Xmosaic Development On A Roll

by Larry Ayers

Copyright (c) 1996

Published in Issue 10 of the Linux Gazette

Netscape binaries are more-or-less freely available for Linux, and the program works well, most of the time. As a Linux user I've become accustomed to a large potential for customization in software, right down to the source-code level. Netscape is available only as a large, opaque executable and the source is proprietary. I don't necessarily want a web-browser to fetch email and newspostings for me; I use other programs for those purposes but with Netscape those functions are unwanted baggage, loaded into memory every time the browser start up.

The recent beta versions of Xmosaic (the latest is 2.7b5) have been quicker-loading alternatives. Background colors and images are supported, but it just isn't as quick to load images and pages as Netscape.

Scott Powers, head of the Xmosaic development team at the University of Illinois, has for the past couple of months been leading a new Xmosaic project. The Xmosaic developers felt that the code upon which the version 2.7 and earlier browsers had been based needed a complete rewrite. Version 2.8 is now in public alpha testing. The project has been dubbed "Hyperion", as a sign that something totally new is in the works.

A mailing list for Hyperion has arisen lately. Perusing the messages from the developers one can feel the excitement in the air. These people are really motivated, and working extremely long hours as well. Most days a "snapshot" of that day's code level is available from their ftp site.

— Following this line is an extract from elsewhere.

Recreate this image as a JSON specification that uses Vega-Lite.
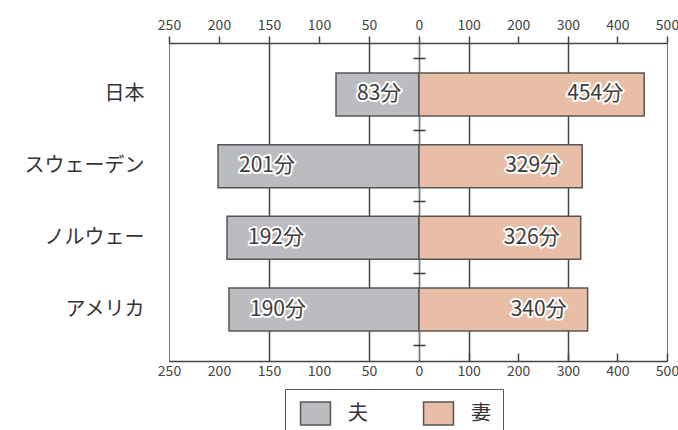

The first alpha releases were pretty rudimentary; there was no image support and many HTML files couldn't be loaded. I think that the source code was released at such an early level so that the developers could be sure that the core parsing routines, etc., could be successfully compiled on all targeted platforms. On September 10 the alpha version 2 was completed and released. Image support is now functional, though at this stage you must use specific versions of the JPEG and Xpm libraries. There's still a long way to go before Xmosaic 2.8 is actually very usable, but that's what the alpha tester's reports are helping to expedite.


What Can We Expect?

Scott Powers and the rest of the Hyperion team have an impressive list of planned features. One of the most exciting is a modularization of the source code. This means that if you wanted a speedy, basic browser the compile-time option would be available to not include, say, Java and sound support. A user could conceivably compile several versions, each with different capabilities.

Developers of web-browsers are faced with some difficult decisions. What standards to follow? How many of the "Netscape-isms" are now prevalent enough to be considered desirable? As an example, tables are now standard and to be expected in any new browser, as are forms. Frames are another matter; they are common on the web but many find them of limited value and they have yet to gain widespread acceptance. Xmosaic 2.8 will be HTML-3 compliant, and various sorts of multimedia support are being discussed. The alpha-testers have been making numerous suggestions, and their ideas are being taken seriously by the Xmosaic team.


Locations and Sources

If you'd like to check in from time to time and see what progress has been made, Xmosaic 2.8 is the home-page. The current alpha (and before too long, beta) version source code can be downloaded from the page. The ftp site might be faster, but at this early stage the source code is only about three hundred kilobytes. Information concerning the mailing list is also on the home page.

I encourage anyone who has a little time and the inclination to participate in the alpha testing. Every bug report contributes to a higher quality final release, and I'd hate to see Xmosaic 2.8 work really well only on Sparc or HPUX machines because not enough Linux users contributed reports!